Brown’s reputation tainted by ‘sleaze’

The Labour government is now seen as tainted with sleaze, as the latest poll suggests David Cameron is regarded as a more capable politician than Gordon Brown.

In what for Labour will be an alarming echo of the end of the Major government, more than half of the electorate think the government has been hit by scandal.

Nearly six in ten adults say Gordon Brown is ‘sleazy’, compared to 28 per cent who think David Cameron is associated with sleaze and 15 per cent who think Vince Cable has acquired an air of scandal.

The ICM poll, conducted for Newsnight, suggests the slew of negative headlines surrounding the government has significantly affected Mr Brown’s image.
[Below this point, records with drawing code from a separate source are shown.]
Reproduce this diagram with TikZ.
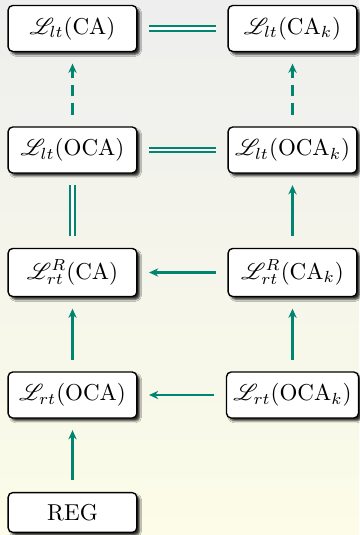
\documentclass[tikz,border=0pt]{standalone}
\usepackage{mathrsfs}
\usetikzlibrary{shadows,shadows.blur,arrows.meta}
\definecolor{linkteal}{RGB}{0,133,112}
\definecolor{bgtop}{RGB}{238,238,238}
\definecolor{bgbottom}{RGB}{252,252,232}
\tikzset{
  langbox/.style={draw=black, line width=0.6pt, fill=white, rounded corners=2pt,
    minimum width=56pt, inner xsep=3pt, inner ysep=5pt,
    blur shadow={shadow xshift=1.3pt, shadow yshift=-1.3pt, shadow opacity=80,
      shadow blur steps=4, shadow blur radius=0.8pt}},
  incl/.style={draw=linkteal, line width=1pt, -{Stealth[length=4pt,width=3.6pt]},
    shorten <=5pt, shorten >=5pt},
  weakincl/.style={incl, dash pattern=on 5pt off 3pt},
  equal/.style={draw=linkteal, double=white, double distance=1pt, line width=0.9pt,
    shorten <=5pt, shorten >=5pt}
}
\begin{document}
\begin{tikzpicture}[x=0.435pt, y=-0.435pt]
  % backdrop
  \shade[top color=bgtop, bottom color=bgbottom] (0,0) rectangle (359,535);
  \useasboundingbox (0,0) rectangle (359,535);

  % left column
  \node[langbox] (ltca)   at (72.5,28.5)  {$\mathscr{L}_{lt}(\mathrm{CA})$};
  \node[langbox] (ltoca)  at (72.5,150)   {$\mathscr{L}_{lt}(\mathrm{OCA})$};
  \node[langbox] (rtrca)  at (72.5,272.5) {$\mathscr{L}^{R}_{rt}(\mathrm{CA})$};
  \node[langbox] (rtoca)  at (72.5,395)   {$\mathscr{L}_{rt}(\mathrm{OCA})$};
  \node[langbox] (reg)    at (72.5,512.5) {REG};

  % right column
  \node[langbox] (ltcak)  at (292.5,28.5)  {$\mathscr{L}_{lt}(\mathrm{CA}_k)$};
  \node[langbox] (ltocak) at (292.5,150)   {$\mathscr{L}_{lt}(\mathrm{OCA}_k)$};
  \node[langbox] (rtrcak) at (292.5,272.5) {$\mathscr{L}^{R}_{rt}(\mathrm{CA}_k)$};
  \node[langbox] (rtocak) at (292.5,395)   {$\mathscr{L}_{rt}(\mathrm{OCA}_k)$};

  % equalities
  \draw[equal] (ltca) -- (ltcak);
  \draw[equal] (ltoca) -- (ltocak);
  \draw[equal] (ltoca) -- (rtrca);

  % inclusions
  \draw[weakincl] (ltoca) -- (ltca);
  \draw[weakincl] (ltocak) -- (ltcak);
  \draw[incl] (rtrcak) -- (ltocak);
  \draw[incl] (rtrcak) -- (rtrca);
  \draw[incl] (rtoca) -- (rtrca);
  \draw[incl] (rtocak) -- (rtrcak);
  \draw[incl] (rtocak) -- (rtoca);
  \draw[incl] (reg) -- (rtoca);
\end{tikzpicture}
\end{document}
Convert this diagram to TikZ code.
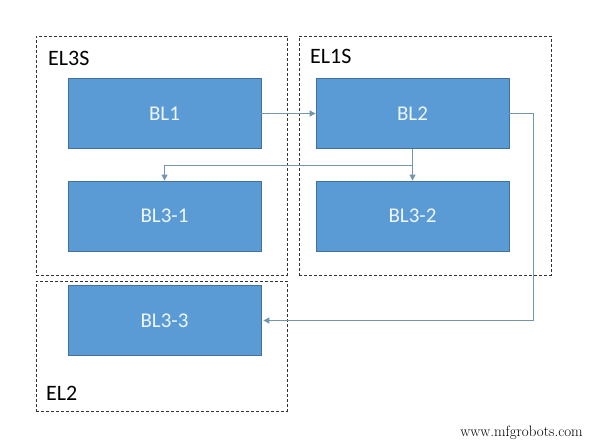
\documentclass[tikz,border=0pt]{standalone}
\usepackage{fontspec}
\setmainfont{Carlito}
\newfontfamily\wmfont{Latin Modern Roman}
\usetikzlibrary{arrows.meta}
\definecolor{boxfill}{HTML}{5B9BD5}
\definecolor{boxline}{HTML}{41719C}
\definecolor{conn}{HTML}{7496AD}
\definecolor{boxtext}{HTML}{EEF6FF}
\begin{document}
\begin{tikzpicture}[x=1pt,y=-1pt,
  blk/.style={draw=boxline,fill=boxfill,line width=0.8pt,minimum width=193pt,minimum height=70pt,inner sep=0pt,text=boxtext,font=\fontsize{21}{24}\selectfont},
  grp/.style={draw=black!80,dash pattern=on 3pt off 2pt,line width=0.5pt,inner sep=0pt},
  lbl/.style={anchor=west,inner sep=0pt,font=\fontsize{22}{26}\selectfont},
  link/.style={draw=conn,line width=0.9pt,-{Triangle[length=6pt,width=6pt]}}]
\useasboundingbox (0,0) rectangle (593,443);
\fill[white] (0,0) rectangle (593,443);
% groups
\node[grp,minimum width=251pt,minimum height=239pt] (el3s) at (161.5,155.5) {};
\node[grp,minimum width=252pt,minimum height=239pt] (el1s) at (425,155.5) {};
\node[grp,minimum width=251pt,minimum height=130pt] (el2) at (161.5,346) {};
\node[lbl] (l3s) at (48,58) {EL3S};
\node[lbl] (l1s) at (310,56) {EL1S};
\node[lbl] (l2) at (46,393) {EL2};
% blocks
\node[blk] (bl1) at (164.5,113.5) {BL1};
\node[blk] (bl2) at (412.5,113.5) {BL2};
\node[blk] (bl31) at (164.5,216) {BL3-1};
\node[blk] (bl32) at (412.5,216) {BL3-2};
\node[blk] (bl33) at (164.5,320.5) {BL3-3};
% connectors
\coordinate (br) at (bl2.south |- 0,165);
\coordinate (rc) at (533,0);
\draw[link] (bl1.east) -- (bl2.west);
\draw[link] (bl2.south) -- (bl32.north);
\draw[link] (br) -| (bl31.north);
\draw[link,shorten >=2pt] (bl2.east) -- (bl2.east -| rc) -- (rc |- bl33.east) -- (bl33.east);
% watermark
\node[anchor=east,inner sep=0pt,font=\wmfont\fontsize{15}{18}\selectfont] (wm) at (583,433) {www.mfgrobots.com};
\end{tikzpicture}
\end{document}
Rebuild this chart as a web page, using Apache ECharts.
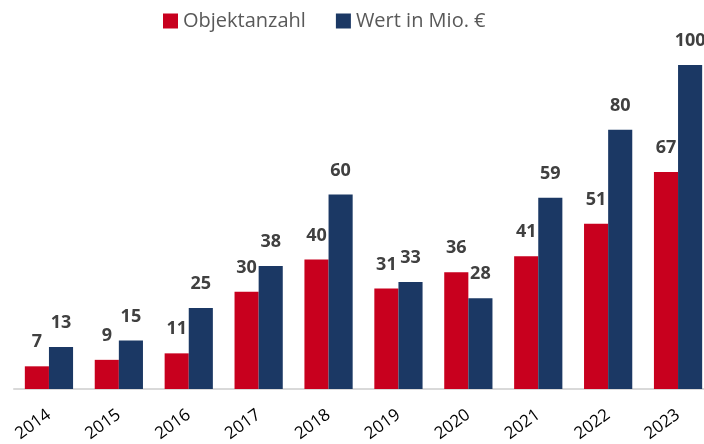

While he gained a reputation as a problem solver in his first months in office, just 43 per cent now think Mr Brown is cut out to be prime minister.

The poll suggests Mr Cameron is finally succeeding in positioning himself as prime minister-in-waiting, with 41 per cent saying the Tory leader is cut out to run the country.

Furthermore, 43 per cent said he is the most competent party leader, narrowly beating Mr Brown’s approval rating of 21 per cent.

Just eight per cent said Mr Cable, who stands down as acting Liberal Democrat leader this month, was the most competent party leader.

ICM interviewed a random sample of 1,000 adults who were told to ignore their party preference and consider which party leaders have been tainted by sleaze.

It concurs with a ‘poll of the polls’ by the Independent, which places the Conservatives on 39 per cent, Labour on 32 per cent and the Liberal Democrats on 17 per cent.

It remains unclear whether the government has been worst hit by the anonymous donation row, the security lapse at HMRC, or the cumulative effect of negative press since the cancelled ‘snap election’.

The funding row has continued to rumble on, with Peter Hain admitting he failed to declare further donations to his failed deputy leadership campaign.

The work and pensions secretary said it was “deeply regrettable” and he is now preparing a report for the Electoral Commission.

Meeting with Labour MPs in a bid to boost morale last night, Mr Brown said he was “furious” at the proxy donor scandal and promised to reform party funding “quickly”.

The Conservatives have said they will only rejoin cross-party talks if Labour agrees to include funding from trade unions in the £50,000 donor cap, in what would be a financially crippling concession for the party.